A car did not make me happy, that moment of seeing my dream come true was an instant gratification and a feeling of reward.

You cannot replace a void with material things. Nor can you have that “I will be happy when…” attitude.

“Happiness is the ability to exist in contentment in a free and detached world.” Rashida Costa

Happiness is a choice. A state of being that is frequently selfishly displayed. It is human nature to show such emotions only when it is suitable to our being. Some people are not happy when things are not going great for them. It is easy for some to be jolly when their bank accounts are loaded, or they got a new promotion, marriage, children, and all other unmentioned major life events.

A different approach is to be happy with where you are now.

Here are five ways you can invite happiness in your life.

1. Develop a newly found respect and appreciation for happiness.

Ask yourself, how it would make you feel if your spouse or child only says I love you when you give them something.

Happiness is a state of being that deserves consistency in your life, not only a mention when it is beneficial to you.

2. Open the doors to possibilities. So often in life we are so stuck in our demise and buried in past experiences that the idea that we can achieve happiness does not seem possible, because that is not a product of our experience. Therefore the more familiar route of dejection becomes customary.

3. Adopt a feeling of self-worth.

It is mind boggling how many people go through life feeling undeserving of the human expression to which they are worthy, simply to be happy. They see happiness as a reward, something they need to earn rather than a just feeling to which they have a right to claim.

4. Treat your happiness as you do your safety.

People will often exercise measurable steps to ensure that they are safe, and will become defensible against anything or anyone that threatens their safety.

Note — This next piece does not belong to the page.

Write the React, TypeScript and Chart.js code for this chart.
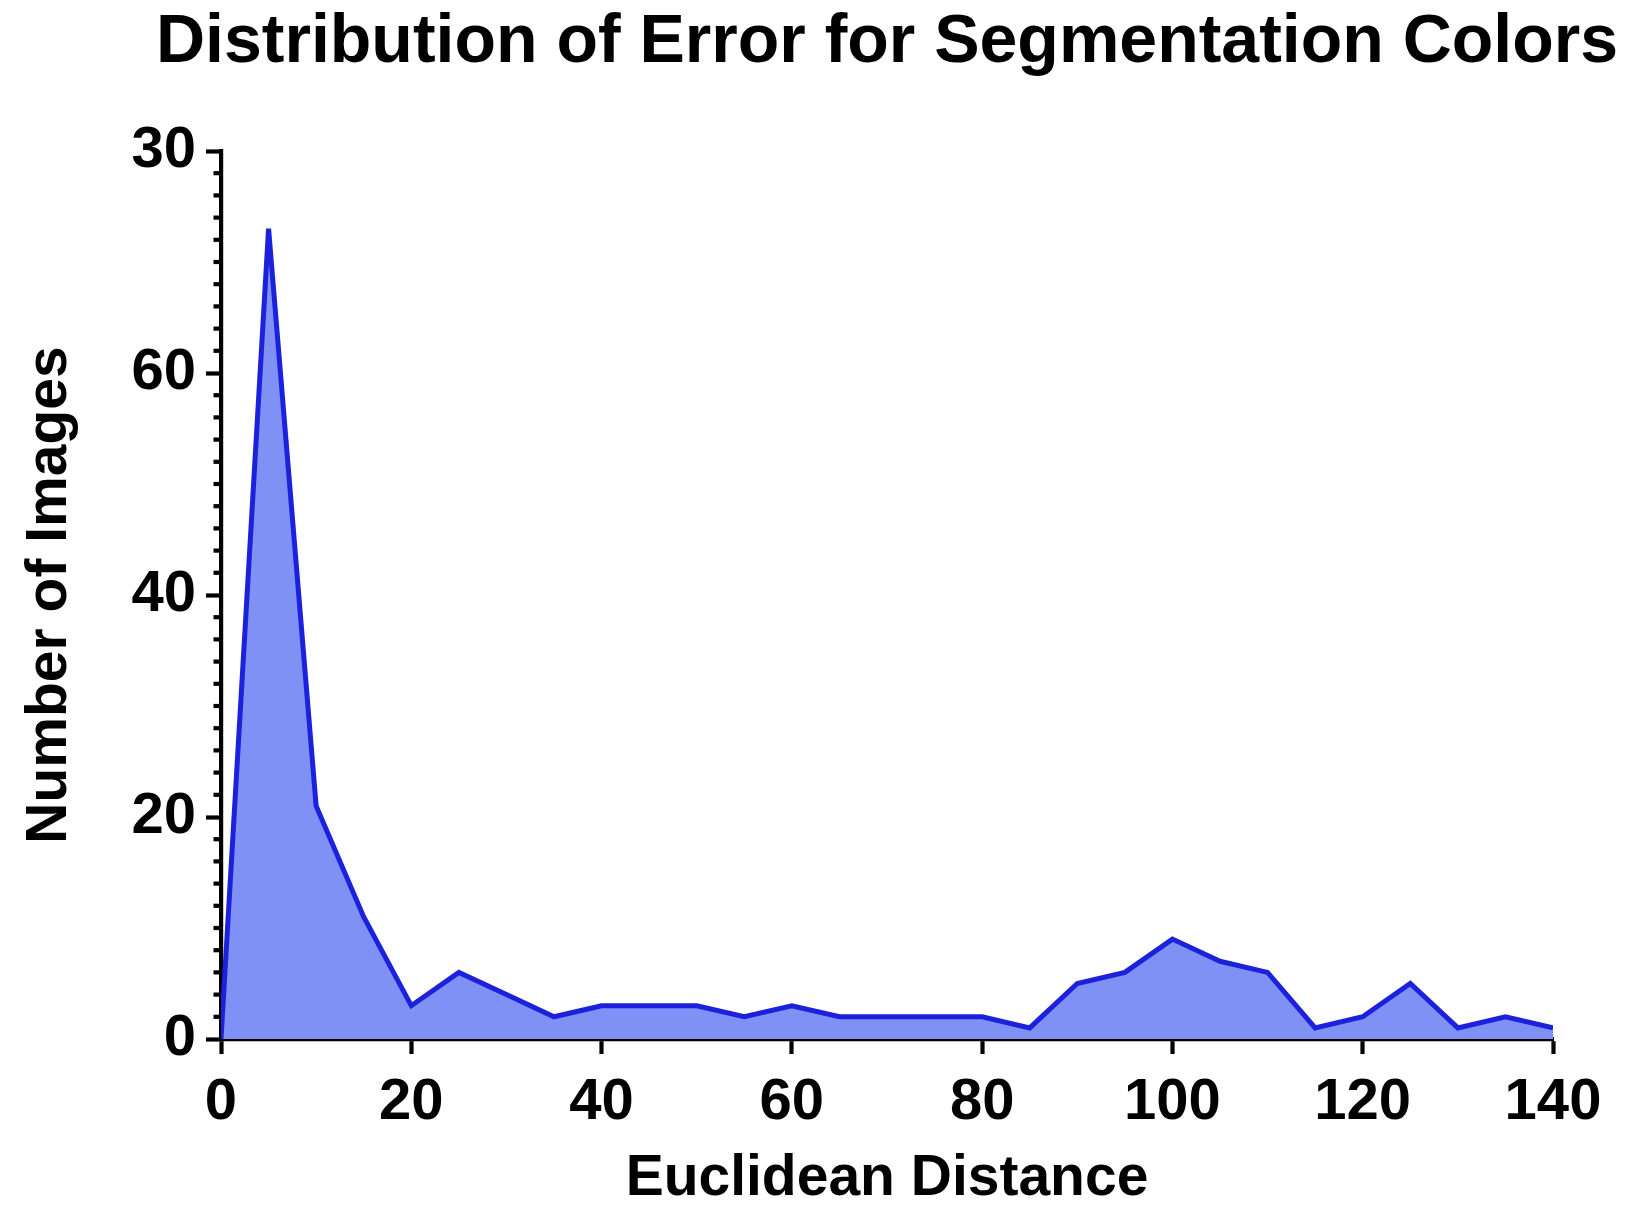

Notwithstanding their protective nature and their desire to remain safe, these very people will be very nonchalant about their happiness.

Essentially happiness is a component of safety. They both serve as building blocks for each other, and the order is highly subjective.

Not a lot of people would feel safe on an island alone with no other form of life, to the extent that I place reliance upon the idea that you are not the kind of person who’s personality would serve well alone on an island alone without any form of human contact, but you had a bunch of robots or computers to answer to your beckon call 24 seven.

While the idea seems eldritch from where I sit, you may like it for a day or two. Maybe even a month. Then I seriously challenge you much further than that.

See how that works?

Both your safety and happiness could be in question, and again, if you’re weird enough and would enjoy interacting with nothing but robots, so you’re “happy on the island alone” how safe are you really?

5. Be happy in your conscious independent mind.

To reiterate the aforementioned, happiness is not a pill that you take and wait for the effect is my bottom line. It is a choice.

The next time you feel your happiness slipping away, write down these six things and read them aloud.

  1. Happiness goes where it is wanted and I want and welcome happiness.
  2. Happiness chose me because I am deserving and worthy.
  3. Happiness has a place of permanence in my life, and letting it go is not an option.
  4. Happiness is a price I can afford.
  5. Happiness is a dependable and great feeling that enters my world freely and will stay with me so long as it is permitted.
  6. Happiness is my oxygen.

Go on and live life, this is the one time it is ok to be entitled, in light of your happiness.